Rix Jennings at Meibohm
This wide-ranging artist captured the look and feel of Western New York
Courtesy of Meibohm Fine Arts
Rixford U. Jennings
March 22–April 20 at Meibohm Fine Arts
478 Main Street, East Aurora
The artist who illustrated the first ten years of Buffalo Spree covers was also a Disney animator, stained glass designer, prolific painter, etcher, and woodcarver. Rixford U. Jennings (1906–1996) is a legend in East Aurora, where he spent most of his life, except for his brief stint in Anaheim (1940–41), when he contributed animations for such Disney films as Dumbo and Fantasia.

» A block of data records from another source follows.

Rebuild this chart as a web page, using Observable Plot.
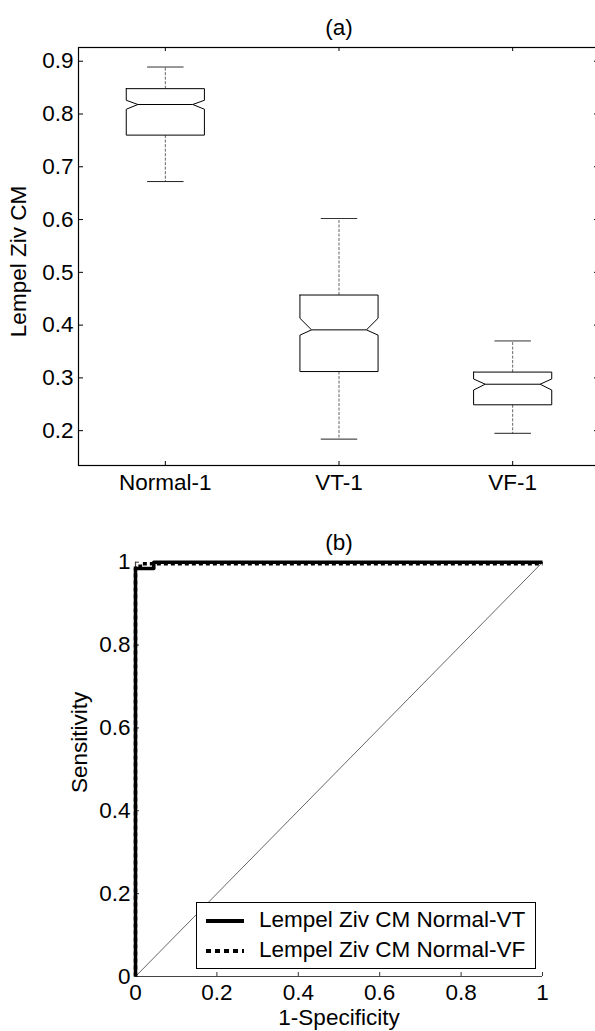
<!DOCTYPE html>
<html>
<head>
<meta charset="utf-8">
<script src="https://cdn.jsdelivr.net/npm/d3@7"></script>
<script src="https://cdn.jsdelivr.net/npm/@observablehq/plot@0.6"></script>
<style>
  html, body { margin: 0; padding: 0; background: white; }
  #page { position: relative; width: 595px; height: 1031px; overflow: hidden; background: white; font-family: "Liberation Sans", Arial, sans-serif; }
  #top, #bottom { position: absolute; left: 0; }
  #top { top: 0; }
  #bottom { top: 510px; }
  svg { display: block; }
  #legend { position: absolute; left: 196px; top: 902px; width: 340px; height: 67px; box-sizing: border-box; border: 1px solid black; background: white; font-size: 22.5px; color: black; }
  .row { position: absolute; left: 0; height: 30px; width: 100%; }
  .row svg { position: absolute; left: 9px; top: 13px; }
  .row span { position: absolute; left: 62px; top: 2px; line-height: 25px; white-space: nowrap; }
</style>
</head>
<body>
<div id="page">
  <div id="top"></div>
  <div id="bottom"></div>
  <div id="legend"></div>
</div>
<script>
// ---------- Data: (a) notched box plot ----------
const categories = ["Normal-1", "VT-1", "VF-1"];
const whiskerLo = [0.672, 0.184, 0.195];
const quart1    = [0.760, 0.312, 0.249];
const notchLo   = [0.809, 0.381, 0.277];
const medians   = [0.818, 0.391, 0.288];
const notchHi   = [0.826, 0.413, 0.298];
const quart3    = [0.848, 0.457, 0.311];
const whiskerHi = [0.889, 0.602, 0.370];
const boxYTicks = [0.2, 0.3, 0.4, 0.5, 0.6, 0.7, 0.8, 0.9];

// ---------- Data: (b) ROC curves ----------
const rocTicks = [0, 0.2, 0.4, 0.6, 0.8, 1];
const vtFpr = [0, 0, 0.045, 0.045, 1];
const vtTpr = [0, 0.985, 0.985, 1, 1];
const vfFpr = [0, 0, 0.012, 0.012, 1];
const vfTpr = [0, 0.99, 0.99, 0.996, 0.996];
const chance = [0, 1];
const seriesNames = ["Lempel Ziv CM Normal-VT", "Lempel Ziv CM Normal-VF"];

const FONT = "'Liberation Sans', Arial, sans-serif";
const FS = 22.5;

// ---------- (a) ----------
const BW = 0.225, NOTCH = 0.067, CAP = 0.105;
const boxes = categories.map((c, i) => ({
  c, p: i + 1, lo: whiskerLo[i], q1: quart1[i], nLo: notchLo[i],
  med: medians[i], nHi: notchHi[i], q3: quart3[i], hi: whiskerHi[i]
}));
const outline = boxes.flatMap(b => [
  [b.p - BW, b.q3], [b.p + BW, b.q3], [b.p + BW, b.nHi], [b.p + BW - NOTCH, b.med],
  [b.p + BW, b.nLo], [b.p + BW, b.q1], [b.p - BW, b.q1], [b.p - BW, b.nLo],
  [b.p - BW + NOTCH, b.med], [b.p - BW, b.nHi], [b.p - BW, b.q3]
].map(([x, y]) => ({c: b.c, x, y})));

const topW = 595, topH = 510, tML = 78, tMR = -4, tMT = 47, tMB = 45;
const tFW = topW - tML - tMR, tFH = topH - tMT - tMB;

const plotA = Plot.plot({
  width: topW, height: topH,
  marginLeft: tML, marginRight: tMR, marginTop: tMT, marginBottom: tMB,
  style: {fontFamily: FONT, fontSize: FS + "px", background: "white", color: "black"},
  x: {domain: [0.5, 3.5], ticks: [1, 2, 3], tickFormat: d => categories[d - 1], tickSize: 0, tickPadding: 9, label: null},
  y: {domain: [0.134, 0.926], ticks: boxYTicks, tickFormat: d3.format(".1f"), tickSize: 0, tickPadding: 5, label: null},
  marks: [
    Plot.frame({stroke: "black", strokeWidth: 1.2}),
    Plot.ruleY(boxYTicks, {insetRight: tFW - 5, stroke: "black"}),
    Plot.ruleY(boxYTicks, {insetLeft: tFW - 5, stroke: "black"}),
    Plot.ruleX(boxes, {x: "p", insetTop: tFH - 4, stroke: "black"}),
    Plot.ruleX(boxes, {x: "p", insetBottom: tFH - 4, stroke: "black"}),
    Plot.link(boxes, {x1: "p", x2: "p", y1: "q3", y2: "hi", stroke: "#666", strokeDasharray: "3,1.5"}),
    Plot.link(boxes, {x1: "p", x2: "p", y1: "q1", y2: "lo", stroke: "#666", strokeDasharray: "3,1.5"}),
    Plot.link(boxes, {x1: b => b.p - CAP, x2: b => b.p + CAP, y1: "hi", y2: "hi", stroke: "#333"}),
    Plot.link(boxes, {x1: b => b.p - CAP, x2: b => b.p + CAP, y1: "lo", y2: "lo", stroke: "#222"}),
    Plot.line(outline, {x: "x", y: "y", z: "c", stroke: "black", strokeWidth: 1, curve: "linear"}),
    Plot.link(boxes, {x1: b => b.p - BW + NOTCH, x2: b => b.p + BW - NOTCH, y1: "med", y2: "med", stroke: "black"}),
    Plot.text(["(a)"], {frameAnchor: "top", text: d => d, dy: -20, fontSize: FS, lineAnchor: "middle", textAnchor: "middle"}),
    Plot.text(["Lempel Ziv CM"], {frameAnchor: "left", text: d => d, rotate: -90, dx: -60, dy: 5, fontSize: FS, lineAnchor: "middle", textAnchor: "middle"})
  ]
});
document.getElementById("top").appendChild(plotA);

// ---------- (b) ----------
const botW = 595, botH = 521, bML = 135, bMR = 53, bMT = 51.7, bMB = 55;
const bFW = botW - bML - bMR, bFH = botH - bMT - bMB;
const vt = vtFpr.map((x, i) => ({x, y: vtTpr[i]}));
const vf = vfFpr.map((x, i) => ({x, y: vfTpr[i]}));
const diag = chance.map(v => ({x: v, y: v}));

const plotB = Plot.plot({
  width: botW, height: botH,
  marginLeft: bML, marginRight: bMR, marginTop: bMT, marginBottom: bMB,
  style: {fontFamily: FONT, fontSize: FS + "px", background: "white", color: "black"},
  x: {domain: [0, 1], ticks: rocTicks, tickFormat: d => String(d), tickSize: 0, tickPadding: 8, label: null},
  y: {domain: [0, 1], ticks: rocTicks, tickFormat: d => String(d), tickSize: 0, tickPadding: 5, label: null},
  marks: [
    Plot.ruleY([0], {stroke: "#444", strokeWidth: 1.2}),
    Plot.ruleX([0], {stroke: "#444", strokeWidth: 1.2}),
    Plot.ruleX(rocTicks, {insetTop: bFH - 4, stroke: "#333"}),
    Plot.ruleY(rocTicks, {insetRight: bFW - 4, stroke: "#333"}),
    Plot.line(diag, {x: "x", y: "y", stroke: "#555", strokeWidth: 0.9}),
    Plot.line(vf, {x: "x", y: "y", stroke: "black", strokeWidth: 3.5, strokeDasharray: "4,3", strokeLinecap: "butt"}),
    Plot.line(vt, {x: "x", y: "y", stroke: "black", strokeWidth: 3.5, strokeLinecap: "butt"}),
    Plot.text(["(b)"], {frameAnchor: "top", text: d => d, dy: -19, fontSize: FS, lineAnchor: "middle", textAnchor: "middle"}),
    Plot.text(["Sensitivity"], {frameAnchor: "left", text: d => d, rotate: -90, dx: -56, dy: -27, fontSize: FS, lineAnchor: "middle", textAnchor: "middle"}),
    Plot.text(["1-Specificity"], {frameAnchor: "bottom", text: d => d, dy: 41, fontSize: FS, lineAnchor: "middle", textAnchor: "middle"})
  ]
});
document.getElementById("bottom").appendChild(plotB);

// ---------- Legend ----------
const legend = document.getElementById("legend");
const dashes = ["", "5,4"];
seriesNames.forEach((name, i) => {
  const row = document.createElement("div");
  row.className = "row";
  row.style.top = (i * 30 + 2) + "px";
  row.innerHTML = `<svg width="38" height="6"><line x1="0" y1="3" x2="38" y2="3" stroke="black" stroke-width="4" ${dashes[i] ? `stroke-dasharray="${dashes[i]}"` : ""}/></svg><span>${name}</span>`;
  legend.appendChild(row);
});
</script>
</body>
</html>
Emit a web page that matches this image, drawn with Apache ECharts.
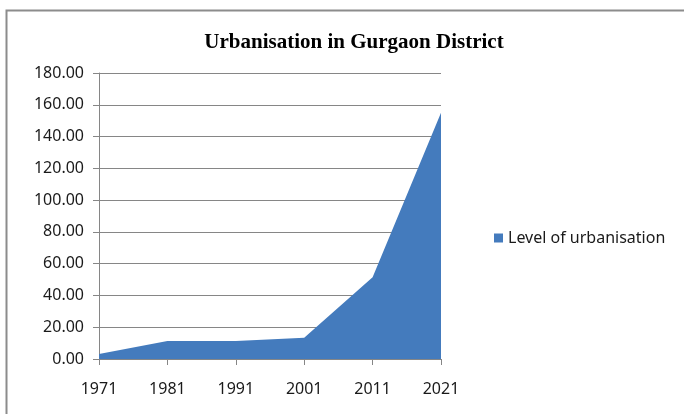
<!DOCTYPE html>
<html>
<head>
<meta charset="utf-8">
<script src="https://cdn.jsdelivr.net/npm/echarts@6/dist/echarts.min.js"></script>
<style>
  html, body { margin: 0; padding: 0; background: #fff; }
  #chart { width: 684px; height: 414px; }
</style>
</head>
<body>
<div id="chart"></div>
<script>
const years = ['1971', '1981', '1991', '2001', '2011', '2021']
const urbanisation = [3.1, 11.4, 11.4, 13.4, 51.5, 155.0]

const chart = echarts.init(document.getElementById('chart'))

const axisFont = { color: '#1a1a1a', fontSize: 16, fontFamily: 'Noto Sans' }

chart.setOption({
  animation: false,
  backgroundColor: '#fff',
  title: {
    text: 'Urbanisation in Gurgaon District',
    left: 349,
    top: 27,
    textAlign: 'center',
    textStyle: { fontFamily: 'Liberation Serif', fontWeight: 'bold', fontSize: 21, color: '#000' }
  },
  legend: {
    data: ['Level of urbanisation'],
    orient: 'vertical',
    left: 489,
    top: 225,
    itemWidth: 9,
    itemHeight: 9,
    itemGap: 6,
    icon: 'rect',
    textStyle: { fontFamily: 'Noto Sans', fontSize: 16, color: '#1a1a1a' }
  },
  grid: { left: 99, right: 243, top: 73, bottom: 55 },
  xAxis: {
    type: 'category',
    data: years,
    boundaryGap: false,
    axisLine: { lineStyle: { color: '#868686', width: 1 } },
    axisTick: { show: true, length: 6, alignWithLabel: true, lineStyle: { color: '#868686' } },
    axisLabel: { ...axisFont, margin: 22 },
    splitLine: { show: false }
  },
  yAxis: {
    type: 'value',
    min: 0,
    max: 180,
    interval: 20,
    axisLine: { show: true, lineStyle: { color: '#868686' } },
    axisTick: { show: true, length: 6, lineStyle: { color: '#868686' } },
    axisLabel: { ...axisFont, margin: 15, formatter: v => v.toFixed(2) },
    splitLine: { lineStyle: { color: '#868686', width: 1 } }
  },
  series: [{
    name: 'Level of urbanisation',
    type: 'line',
    data: urbanisation,
    symbol: 'none',
    lineStyle: { width: 0 },
    itemStyle: { color: '#447bbd' },
    areaStyle: { color: '#447bbd', opacity: 1 },
    z: 3
  }],
  graphic: [{
    type: 'polyline',
    silent: true,
    shape: { points: [[6.5, 414], [6.5, 10.5], [684, 10.5]] },
    style: { stroke: '#8c8c8c', lineWidth: 2, fill: null }
  }]
})
</script>
</body>
</html>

Jennings is now known primarily for his landscape and cityscape watercolors, but, regionally, the artist has left many other marks, including a series of murals at the Aurora Town Hall, the distinctive East Aurora Village Seal, and, further afield, murals featuring the Iroquois Nation at Strong Memorial Hospital in Rochester.
Jennings’ paintings and drawings demonstrate charming and versatile realism. He could provide crisp, architectural details when needed (as for his Spree covers) as well as more atmospheric effects with landscape subjects.
As local artist/collector Gerry Mead noted in a 2007 article for this magazine, Jennings’ Spree covers of the sixties and seventies were positive PR for “Buffalo the Beautiful.” He once remarked that he was drawn to watercolor because he felt that “it had no limits.” The artist was also inspired and fortified by the Roycroft heritage and describes being “mesmerized by the energy and activity of the Roycrofters” while he “observed, learned, and tried to stay out of the way.”
The current show at Meibohm features a good cross-section of Jennings’ watercolor paintings and drawings, as well as working sketches, pen and ink drawings, and pastels. An interesting subgenre within this group is Jennings’ World War II-era work, attractive and inspirational images meant to personalize the experience as well as pay tribute to American efforts at home and overseas.
Those interested in seeing—or even collecting—the work of one of Western New York’s most iconic artists should not miss this show.